训练

我们对训练集采用随机森林模型,并评估模型效果


In [1]:
%pylab inline
# 导入训练集、验证集和测试集

import pandas as pd

samtrain = pd.read_csv('samtrain.csv')
samval = pd.read_csv('samval.csv')
samtest = pd.read_csv('samtest.csv')

# 使用 sklearn的随机森林模型,其模块叫做 sklearn.ensemble.RandomForestClassifier

# 在这里我们需要将标签列 ('activity') 转换为整数表示,
# 因为Python的RandomForest package需要这样的格式。  

# 其对应关系如下:
# laying = 1, sitting = 2, standing = 3, walk = 4, walkup = 5, walkdown = 6
# 其代码在 library randomforest.py 中。

import randomforests as rf
samtrain = rf.remap_col(samtrain,'activity')
samval = rf.remap_col(samval,'activity')
samtest = rf.remap_col(samtest,'activity')
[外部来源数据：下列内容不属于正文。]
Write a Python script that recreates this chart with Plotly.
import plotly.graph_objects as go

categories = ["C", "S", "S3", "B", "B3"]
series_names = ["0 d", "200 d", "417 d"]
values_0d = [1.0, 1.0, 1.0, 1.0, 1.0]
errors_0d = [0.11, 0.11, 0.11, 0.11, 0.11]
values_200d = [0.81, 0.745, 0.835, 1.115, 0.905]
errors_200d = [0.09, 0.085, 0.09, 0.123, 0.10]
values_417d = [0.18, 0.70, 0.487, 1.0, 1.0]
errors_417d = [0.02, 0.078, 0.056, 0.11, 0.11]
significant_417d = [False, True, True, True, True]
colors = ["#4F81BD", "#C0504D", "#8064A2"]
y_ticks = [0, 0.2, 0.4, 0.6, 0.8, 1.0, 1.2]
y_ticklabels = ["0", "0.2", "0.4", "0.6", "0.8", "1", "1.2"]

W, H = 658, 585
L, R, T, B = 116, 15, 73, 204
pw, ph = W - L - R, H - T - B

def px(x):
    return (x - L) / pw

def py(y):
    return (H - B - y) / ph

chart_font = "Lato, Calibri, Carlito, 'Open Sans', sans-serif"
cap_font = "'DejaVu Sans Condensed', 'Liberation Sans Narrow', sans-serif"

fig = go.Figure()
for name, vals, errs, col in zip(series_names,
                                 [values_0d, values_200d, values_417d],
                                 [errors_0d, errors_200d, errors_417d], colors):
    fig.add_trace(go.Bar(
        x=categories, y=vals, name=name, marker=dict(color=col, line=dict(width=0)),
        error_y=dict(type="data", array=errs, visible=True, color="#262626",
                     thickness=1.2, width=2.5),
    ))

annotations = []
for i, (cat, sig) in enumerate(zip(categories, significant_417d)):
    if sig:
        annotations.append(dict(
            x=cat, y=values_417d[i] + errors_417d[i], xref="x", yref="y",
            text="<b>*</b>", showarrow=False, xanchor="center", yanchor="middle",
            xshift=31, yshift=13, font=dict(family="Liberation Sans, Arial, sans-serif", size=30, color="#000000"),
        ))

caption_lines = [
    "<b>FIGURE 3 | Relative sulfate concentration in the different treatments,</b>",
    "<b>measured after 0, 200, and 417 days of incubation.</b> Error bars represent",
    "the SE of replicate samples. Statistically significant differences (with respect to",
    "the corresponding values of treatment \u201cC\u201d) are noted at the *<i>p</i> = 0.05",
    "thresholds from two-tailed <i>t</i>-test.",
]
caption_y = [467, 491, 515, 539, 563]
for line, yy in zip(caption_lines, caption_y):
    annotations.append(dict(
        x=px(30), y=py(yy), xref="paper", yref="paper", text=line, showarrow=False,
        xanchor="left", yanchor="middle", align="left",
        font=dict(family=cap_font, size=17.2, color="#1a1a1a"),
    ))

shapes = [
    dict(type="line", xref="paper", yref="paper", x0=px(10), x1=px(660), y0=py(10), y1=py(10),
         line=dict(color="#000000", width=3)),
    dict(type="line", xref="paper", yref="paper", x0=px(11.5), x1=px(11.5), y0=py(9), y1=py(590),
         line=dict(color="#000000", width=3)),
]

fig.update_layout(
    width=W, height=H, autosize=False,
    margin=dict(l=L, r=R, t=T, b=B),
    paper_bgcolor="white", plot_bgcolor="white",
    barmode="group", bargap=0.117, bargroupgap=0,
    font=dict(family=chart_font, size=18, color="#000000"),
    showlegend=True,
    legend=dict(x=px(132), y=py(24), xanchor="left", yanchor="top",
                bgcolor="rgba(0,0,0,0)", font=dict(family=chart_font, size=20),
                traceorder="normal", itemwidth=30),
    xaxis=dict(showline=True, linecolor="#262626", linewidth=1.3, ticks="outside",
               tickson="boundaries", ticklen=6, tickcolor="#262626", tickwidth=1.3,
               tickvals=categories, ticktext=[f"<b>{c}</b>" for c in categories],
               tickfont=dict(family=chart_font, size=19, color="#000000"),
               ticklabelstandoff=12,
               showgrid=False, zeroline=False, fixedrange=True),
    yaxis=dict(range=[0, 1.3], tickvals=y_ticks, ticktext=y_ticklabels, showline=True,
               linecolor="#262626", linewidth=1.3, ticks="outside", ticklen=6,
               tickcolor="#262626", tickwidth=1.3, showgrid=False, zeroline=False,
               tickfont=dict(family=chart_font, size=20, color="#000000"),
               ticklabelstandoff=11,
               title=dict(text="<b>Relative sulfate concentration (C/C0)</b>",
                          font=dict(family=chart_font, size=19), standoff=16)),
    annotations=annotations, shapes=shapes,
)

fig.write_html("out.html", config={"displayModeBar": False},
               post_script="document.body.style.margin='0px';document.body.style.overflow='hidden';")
Populating the interactive namespace from numpy and matplotlib

In [2]:
import sklearn.ensemble as sk
#oob校验就是将本次没有用于训练的数据集用于验证误差,称为袋外数据
rfc = sk.RandomForestClassifier(n_estimators=500, oob_score=True)
train_data = samtrain[samtrain.columns[1:-2]]
train_truth = samtrain['activity']
model = rfc.fit(train_data, train_truth)

In [3]:
# 使用 OOB (out of band) 来对模型的精确度进行评估.
rfc.oob_score_


Out[3]:
0.98174904942965779

In [4]:
# 用 "feature importance" 得分来看最重要的10个特征
fi = enumerate(rfc.feature_importances_)
cols = samtrain.columns
[(value,cols[i]) for (i,value) in fi if value > 0.04]
## 这个值0.4是我们通过经验选取的,它恰好能够提供10个最好的特征。
## 改变这个值的大小可以得到不同数量的特征。
## 下面这句命令是防止你修改参数弄乱了后回不来的命令备份。
## [(value,cols[i]) for (i,value) in fi if value > 0.04]


Out[4]:
[(0.048788075395111638, 'tAccMean'),
 (0.044887862923922571, 'tAccStd'),
 (0.044231502495174914, 'tJerkMean'),
 (0.04892499919665521, 'tGyroJerkMagSD'),
 (0.058161561399143025, 'fAccMean'),
 (0.0448666616780896, 'fJerkSD'),
 (0.14045995765086935, 'angleGyroJerkGravity'),
 (0.16538335816293095, 'angleXGravity'),
 (0.047154808012715918, 'angleYGravity')]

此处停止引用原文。